Merry Everything (Alt. Title: How I Came to Love Christmas More Than Anyone You've Ever Met)
Merry Christmas, ya filthy animals.
Growing up, I loved Christmas as much as the next kid. Presents. Unlimited access to desserts. Running around with my cousins, staying up way too late. What was there NOT to like?
As I got older, I still loved the holidays, but never really appreciated the season for anything more than a chance to get some cash money (said a la Wilmer V on MTV's iconic Yo Momma!) and some time off from school.

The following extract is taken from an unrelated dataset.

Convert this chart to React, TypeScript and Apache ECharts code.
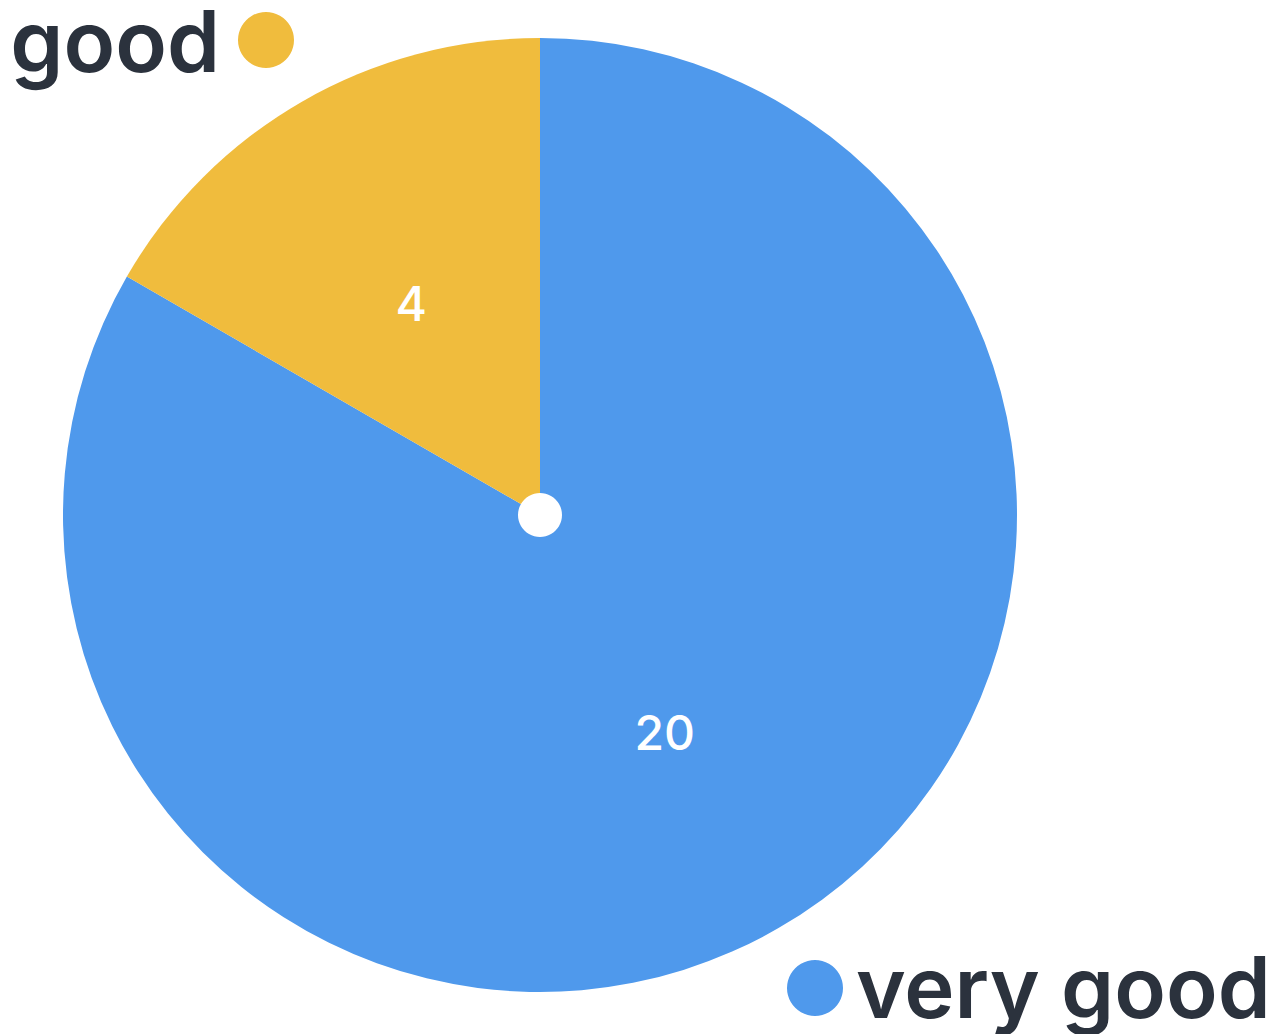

But then I moved to LA. I was 21 when I got the offer for a job that would keep me, a Long Island girl who always planned on working and living in NYC and yet randomly took an internship in LA despite never having been to California before, on the west coast for the foreseeable future. I was excited. I was scared. And I was broke as a joke, which meant I would not be traveling home for the holidays after spending all of my money moving into a two-bedroom/two-bathroom apartment in WeHo, steps away from the best gay bars.
At 22, I ended up spending Christmas alone in my apartment, watching Christmas TV episodes (back when DVD box-sets were objects to be treasured and displayed with great pride), hanging with the Cohens on The O.C. and the Winchesters on Supernatural. Chinese food may or may not have been on the menu.
It's easy to romanticize that scene now, six years (and two places) later, pretending it was a rom-com moment, but the truth was, it was lonely. So, so lonely. For the first time, I truly understood what the holidays were about: spending time with the people you love. Just because it's cheesy doesn't mean it's not true.
Since that solo Christmas, I've become that obnoxious person who fawns over twinkle lights and once cried when the fake snow started at The Grove. The person who will never back down from a Christmas cookie party and records every single Hallmark Channel Christmas movie.
I love Christmas and everything it entails, but I know it's not the same for everyone. It can be a sad time, a lonely time, a challenging time. So however you are spending the holiday, I hope you can find a glimmer of happiness or hope, even in something mundane, like your favorite coffee or sending a message to an old friend. Because to me, that's what Christmas is ultimately about: throwing some metaphorical twinkle lights on something to make it a bit magical for a little while.
These days, I'll take any whimsy I can get, even if it's fleeting, which makes it even more special.